GO functional enrichment analysis of the 131 common targets was carried out (Fig. 6A ). The 10 most meaningful enriched BP terms were principally associate with apoptosis, response to oxygen levels, and response to lipopolysaccharide. Related research demonstrated that the initiation and progression of DN are closely associated with apoptosis, oxidative stress, and lipopolysaccharide level[46, 47]. MF terms mainly included transcription factor binding, protein homodimerization activity, cytokine receptor binding, and antioxidant activity. The targets primarily enriched in the above MF terms were JUN, TNF, VEGFA, SOD1, DPP4, and AKT1. They are principally included in inflammatory regulation, immune response, and oxidative stress. Inflammation and immune response play essential roles in the progression of DN[48]. CC terms were mainly enriched in membrane raft, protein kinase complex, extracellular matrix, transcription factor complex, and vesicle lumen. The key targets, such as TNF, MAPK1, and VEGFA, were included in these terms. These finds indicated that DN is very complex, and the LDP could be used to treat DN by interfering with various molecular functions and cellular components.
Associated with GO enrichment analysis, we found out that the main pathways of LDP on DN might be the AGE-RAGE signaling pathway and IL-17 signaling pathway based on the enrichment results of KEGG. As we all know, the AGE-RAGE signaling pathway is of great significance to diabetic complications. The upregulation of AGEs levels and RAGE expression can aggravate the progression of DN[49]. When the kidney is subjected to long-term stimulation of glycosylation of reducing sugars, the AGEs are gradually accumulated and increase the risk of extracellular matrix migration, renal tubular dysfunction, and glomerular proliferative lesion.
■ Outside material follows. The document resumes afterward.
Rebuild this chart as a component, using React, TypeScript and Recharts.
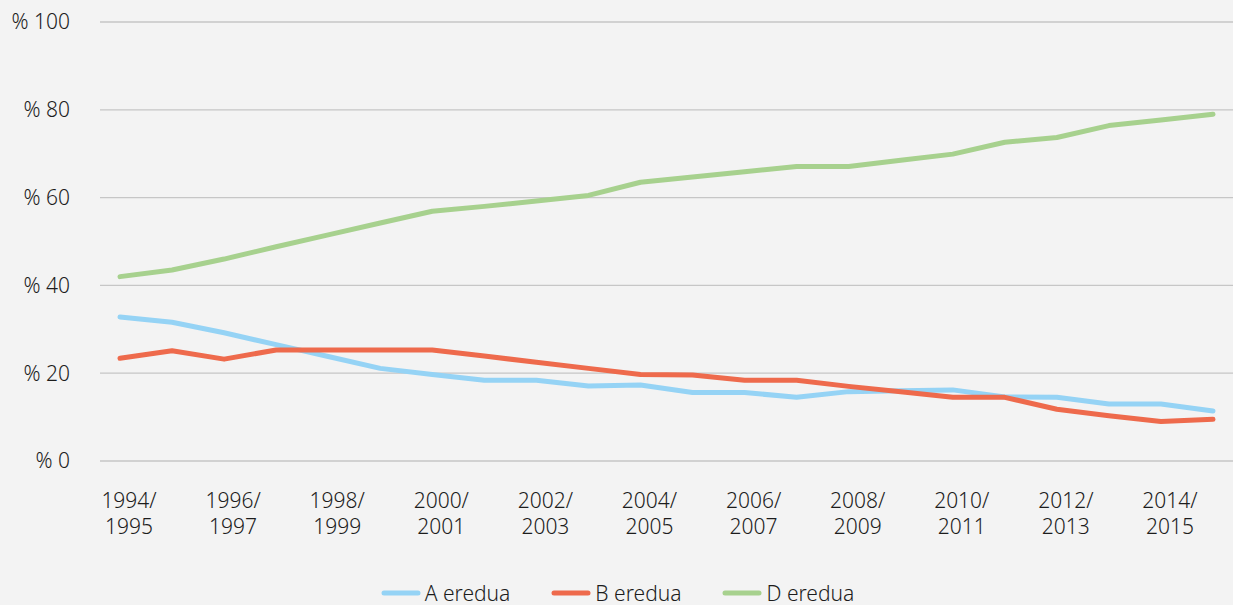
import React from "react";
import { LineChart, Line, XAxis, YAxis, CartesianGrid, Legend } from "recharts";

const years = [
  "1994/1995", "1995/1996", "1996/1997", "1997/1998", "1998/1999", "1999/2000",
  "2000/2001", "2001/2002", "2002/2003", "2003/2004", "2004/2005", "2005/2006",
  "2006/2007", "2007/2008", "2008/2009", "2009/2010", "2010/2011", "2011/2012",
  "2012/2013", "2013/2014", "2014/2015", "2015/2016"
];

const aEredua = [
  32.8, 31.6, 29.2, 26.5, 23.8, 21.1, 19.7, 18.4, 18.4, 17.1, 17.3, 15.6,
  15.6, 14.5, 15.8, 16.0, 16.2, 14.6, 14.5, 13.0, 13.0, 11.4
];

const bEredua = [
  23.4, 25.1, 23.2, 25.3, 25.3, 25.3, 25.3, 23.9, 22.5, 21.1, 19.7, 19.6,
  18.4, 18.4, 17.0, 15.8, 14.5, 14.5, 11.8, 10.3, 9.0, 9.5
];

const dEredua = [
  42.0, 43.5, 46.0, 48.8, 51.5, 54.2, 56.9, 58.0, 59.2, 60.5, 63.5, 64.7,
  65.9, 67.1, 67.1, 68.5, 69.9, 72.6, 73.7, 76.4, 77.7, 79.0
];

const yTicks = [0, 20, 40, 60, 80, 100];

const series = [
  { key: "a", name: "A eredua", color: "#95d3f5" },
  { key: "b", name: "B eredua", color: "#ee6a4c" },
  { key: "d", name: "D eredua", color: "#a7d18e" }
];

const data = years.map((year, i) => ({
  year,
  a: aEredua[i],
  b: bEredua[i],
  d: dEredua[i]
}));

const FONT = "'Noto Sans', sans-serif";
const WEIGHT = 300;
const TEXT = "#1c1c1c";

// two-line year labels, every other category
function YearTick({ x, y, payload }: any) {
  const [first, second] = String(payload.value).split("/");
  return (
    <g transform={`translate(${x + 9},${y})`}>
      <text textAnchor='middle' fontFamily={FONT} fontWeight={WEIGHT} fontSize={21} fill={TEXT}>
        <tspan x={0} dy={47}>{first}/</tspan>
        <tspan x={0} dy={26}>{second}</tspan>
      </text>
    </g>
  );
}

function LegendRow() {
  return (
    <div
      style={{
        display: "flex",
        justifyContent: "center",
        alignItems: "center",
        gap: 41,
        height: 30,
        paddingTop: 3,
        paddingLeft: 2,
        fontFamily: FONT,
        fontWeight: WEIGHT,
        fontSize: 21,
        color: TEXT
      }}
    >
      {series.map(s => (
        <div key={s.key} style={{ display: "flex", alignItems: "center" }}>
          <svg width={40} height={10} style={{ marginRight: 4 }}>
            <line x1={3} y1={5} x2={37} y2={5} stroke={s.color} strokeWidth={5} strokeLinecap='round' />
          </svg>
          <span>{s.name}</span>
        </div>
      ))}
    </div>
  );
}

export default function App() {
  return (
    <div style={{ position: "absolute", left: 0, top: 0, width: 1233, height: 605, background: "#f3f3f3" }}>
      <LineChart width={1233} height={605} data={data} margin={{ top: 22, right: 0, left: 0, bottom: 0 }}>
        <CartesianGrid vertical={false} stroke='#c6c6c6' strokeWidth={1.3} />
        <XAxis
          dataKey='year'
          axisLine={false}
          tickLine={false}
          tickSize={0}
          tickMargin={0}
          height={114}
          interval={1}
          padding={{ left: 20, right: 20 }}
          tick={<YearTick />}
        />
        <YAxis
          domain={[0, 100]}
          ticks={yTicks}
          width={100}
          axisLine={false}
          tickLine={false}
          tickSize={0}
          tickMargin={30}
          tickFormatter={(v: number) => `% ${v}`}
          tick={{ fontFamily: FONT, fontWeight: WEIGHT, fontSize: 21, fill: TEXT }}
        />
        <Legend verticalAlign='bottom' height={30} content={<LegendRow />} />
        {series.map(s => (
          <Line
            key={s.key}
            dataKey={s.key}
            name={s.name}
            stroke={s.color}
            strokeWidth={5}
            strokeLinecap='round'
            strokeLinejoin='round'
            dot={false}
            activeDot={false}
            type='linear'
            isAnimationActive={false}
          />
        ))}
      </LineChart>
    </div>
  );
}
Further, AGEs can bind to RAGE receptors to cause chronic inflammation reaction, oxidative stress, kidney tissue damage, and the loss of kidney function[50]. Sharma et al. have reported that AGE-RAGE interaction promotes DN's progression because of the release of fibronectin, TGF-β, and inflammatory cytokines[51]. If the IL-17 pathway is activated in many kidney diseases, it can promote inflammatory cytokines[52]. Inflammatory cytokines can cause glomerulosclerosis and kidney tissue damage in DN via inflammatory response[53]. Mohamed et al. have shown that low-dose recombinant IL-17 might prevent and reverse DN[54].
To some extent, our results are supported by the previous studies, which made them more reliable. However, there are also some limitations in this study. For example, it is difficult to ensure that the drug's active ingredients are identical to those absorbed into the patient's bloodstream; We are still vague about the interaction effects of different nodes in the network analysis; The functions and pathways highly researched may cause departures from expected results. Thus, further experimental and clinical studies are warranted to verify our theoretical prediction.